We must also raise awareness that IT spending is done in support of functions across the institution, not just in or for information technology. As CIO at the University of Maryland, I spend many millions of dollars providing a host of services and provisioning much in the way of infrastructure—very little of which is used by me or my organization. I’m buying these items and providing these services on behalf of the campus community, for its consumption and based on its needs. We need to change the narrative away from “reducing IT costs” to “reducing the costs of administration and its attendant IT costs.”

We all have heard the horror stories of $100 million implementations of ERP. One might ask: Why are information systems so expensive? I do not believe it is because IT people are inefficient in their acquisition, development, deployment, and ongoing hosting of these systems. The spending is being done by the IT organization—on software licenses, system-integration expertise, and software-modification work—because functional areas and institutional activities demand customization of the systems for their specific and diverse wants (though termed “needs”). An ECAR study (not yet released) found that ERP projects involve as many non-IT FTEs as IT FTEs and that something similar can be seen with ongoing administrative system support. Projects took 43 percent longer in institutions whose functional units had high degrees of autonomy.

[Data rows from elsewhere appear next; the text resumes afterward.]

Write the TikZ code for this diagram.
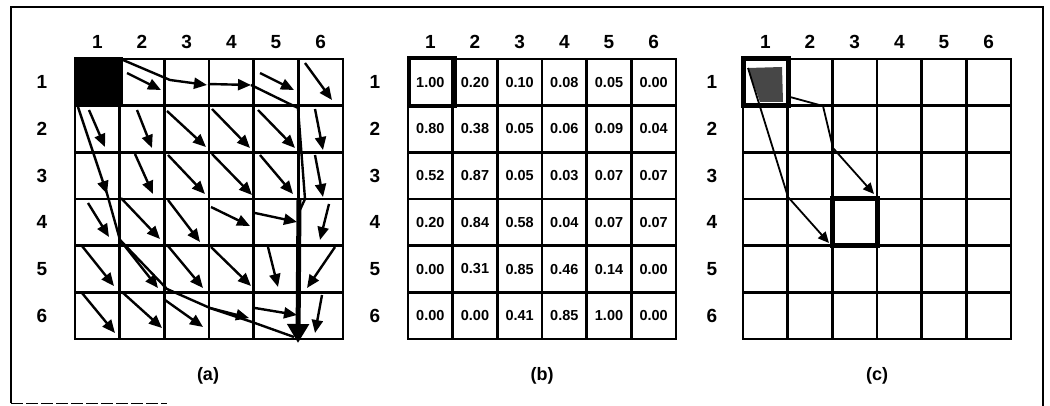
\documentclass[tikz,border=0pt]{standalone}
\usepackage{fontspec}
\setmainfont{Liberation Sans}
\usetikzlibrary{arrows.meta}
\begin{document}
\begin{tikzpicture}[x=1pt,y=-1pt,
  lbl/.style={font=\fontsize{19}{19}\selectfont\bfseries, inner sep=0pt},
  val/.style={font=\fontsize{14.5}{15}\selectfont\bfseries, inner sep=0pt},
  captext/.style={font=\fontsize{18}{18}\selectfont\bfseries, inner sep=0pt},
  gridline/.style={line width=2.5pt, line cap=rect},
  arr/.style={line width=2.4pt, -{Triangle[length=13pt,width=11pt]}},
  seg/.style={line width=2.4pt},
  bigarr/.style={line width=5pt, -{Triangle[length=19pt,width=21pt]}},
  carr/.style={line width=1.8pt, -{Triangle[length=11pt,width=10pt]}},
  frame/.style={line width=2pt}
]
\useasboundingbox (0,0) rectangle (1050,406);
% frame
\draw[frame] (11,403) -- (11,7) -- (1043,7) -- (1043,406);
\draw[line width=1pt, dash pattern=on 12pt off 3pt] (11,403) -- (167,403);
% black cell (a)
\fill (74,57) rectangle (123,107);
% grids
\foreach \L/\n/\off in {75/a/33,408/b/33,743/c/31} {
  \foreach \i in {0,...,6} {
    \draw[gridline] ({\L+\i*44.67},59) -- ({\L+\i*44.67},339);
    \draw[gridline] (\L,{59+\i*46.67}) -- ({\L+268},{59+\i*46.67});
  }
  \foreach \i in {1,...,6} {
    \node[lbl] (\n-col\i) at ({\L+(\i-0.5)*44.67},42) {\i};
    \node[lbl] (\n-row\i) at ({\L-\off},{59+(\i-0.5)*46.67}) {\i};
  }
}
% captions
\node[captext] (capa) at (208,376) {(a)};
\node[captext] (capb) at (542,376) {(b)};
\node[captext] (capc) at (877,376) {(c)};
% values (b)
\foreach \r/\vals in {1/{1.00,0.20,0.10,0.08,0.05,0.00},
                      2/{0.80,0.38,0.05,0.06,0.09,0.04},
                      3/{0.52,0.87,0.05,0.03,0.07,0.07},
                      4/{0.20,0.84,0.58,0.04,0.07,0.07},
                      5/{0.00,0.31,0.85,0.46,0.14,0.00},
                      6/{0.00,0.00,0.41,0.85,1.00,0.00}} {
  \foreach \v [count=\c] in \vals {
    \node[val] (v\r-\c) at ({408+(\c-0.5)*44.67},{59+(\r-0.5)*46.67}) {\v};
  }
}
\draw[line width=4.5pt] (409,58) rectangle (455,106);
% (c) boxes
\fill[black!72] (748,68) -- (782,67) -- (783,102) -- (760,102) -- cycle;
\draw[line width=5pt] (743,59) rectangle (788,106);
\draw[line width=5pt] (832,199) rectangle (877,246);
\draw[carr] (748,68) -- (788,197) -- (829,243);
\draw[carr] (790,97) -- (823,106) -- (833,148) -- (874,194);
% (a) short arrows
\foreach \s/\e in {
  {127,73}/{161,90}, {260,73}/{294,90}, {305,63}/{332,100},
  {89,110}/{105,147}, {137,110}/{152,148}, {167,111}/{206,147}, {212,109}/{250,148}, {258,110}/{295,148}, {315,109}/{323,150},
  {135,154}/{153,194}, {168,155}/{205,194}, {212,154}/{252,195}, {260,155}/{293,194}, {315,155}/{323,197},
  {88,203}/{109,237}, {121,198}/{160,239}, {168,200}/{200,242}, {211,207}/{250,226}, {255,213}/{297,222}, {329,204}/{320,240},
  {82,246}/{114,286}, {168,246}/{203,288}, {211,247}/{251,286}, {268,247}/{278,287}, {335,247}/{307,288},
  {82,293}/{115,333}, {122,292}/{162,328}, {165,300}/{203,327}, {210,308}/{249,318}, {255,308}/{297,315}, {322,295}/{315,333}} {
  \draw[arr] (\s) -- (\e);
}
% (a) path arrows
\draw[arr] (123,60) -- (170,80) -- (207,85);
\draw[arr] (208,84) -- (251,85);
\draw[seg] (251,85) -- (298,108) -- (305,199) -- (299,212);
\draw[bigarr] (299,200) -- (298,343);
\draw[arr] (78,107) -- (107,194);
\draw[seg] (106,190) -- (120,240);
\draw[arr] (120,240) -- (158,288);
\draw[seg] (120,240) -- (167,289) -- (210,308) -- (252,322) -- (294,337);
\end{tikzpicture}
\end{document}
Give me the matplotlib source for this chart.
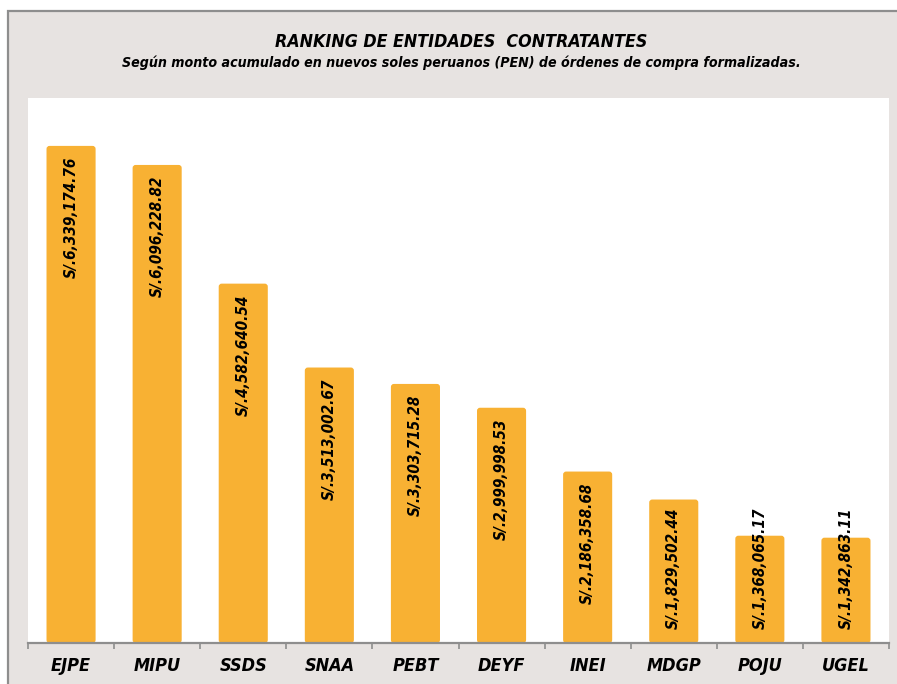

I believe that we are now in a period where a great many institutions will be considering, yet again, the prospect of spending a great deal of money on renewing their administrative applications. They will do RFPs and search for the lowest-cost option, but they will still spend millions of dollars individually and billions of dollars collectively on this effort. This will come at a time when they need those dollars to re-envision and revolutionize their teaching and learning in new pedagogical paradigms brought about by MOOCs and other elements of online education. This will come at a time when they will see shrinking research grant funding. This will come at a time when they will remain under the stress of reduced government funding, limitations on increases in tuition, and even reductions in philanthropic giving. In the popular vernacular, this will come at the time of a perfect storm of disruption.

Our colleges and universities are dealing with a significant disruptive event: online education.

One place where there is a lot of money being spent (and about to be spent) is in the area of admin IT. If we were to chart intelligent and collective paths forward, we could systematically reduce the spending in the areas of administration and thus free some funds to flow into the academy—to reallocate dollars from doing the “business” of higher education to performing the core functions of higher education.

EDUCAUSE and I believe we should focus on a critical question: How can colleges and universities find ways to significantly reduce the cost of administration and the attendant IT spending that supports it? If EDUCAUSE focuses its attention specifically on the IT elements (e.g., organization, people, spending), we will be addressing only part of the challenge; we will not be involving those who direct the nature of the work and require the spending of the money. We must expand our discussion to include these functional areas, perhaps via the various associations that serve them: NACUBO for finance and administrative functions, for example.

Below are some key questions to spur the community conversation about Admin IT. In upcoming blog posts, I’ll comment on particular aspects of this challenge, which will also help advance the broader efforts of the EDUCAUSE Administrative IT Initiative.  I encourage you to join the discussion and share your views and ideas – via comments to this and other posts I’ll make, or in response to surveys that EDUCAUSE will be distributing in the days, weeks, and months ahead.

I look forward to the coming dialogue and to our exploration of this critical topic.

Admin IT: Key Questions

1.     What are the core elements that might significantly reduce the cost of institutional administration and the attendant IT spending that supports it? Examples include the following:

a.      Realistic and pragmatic functional requirements

b.     Project management and development methodologies and roles

c.      Process and continuous improvement

d.     Sourcing strategies for staffing, systems, and services

e.      Management and organizational models

f.       Development of other critical capabilities and roles (e.g., vendor management, change management, or service management)

2.     What data is needed to benchmark and manage institutional spending on administration and attendant IT?

3.     What are the professional development (PD), research, and service tools that are needed to enable the community to significantly reduce spending on administration and attendant IT?

4.     What is the “argument” or “line of reasoning” that will create a compelling case for change?

5.     What goals should we have? Should we adopt the “50 percent reduction in such costs by 2020” battle cry?

6.     Who must our partners be in this venture?  And how should we engage these partners?  What challenges do they present to us (and which do we present to them)?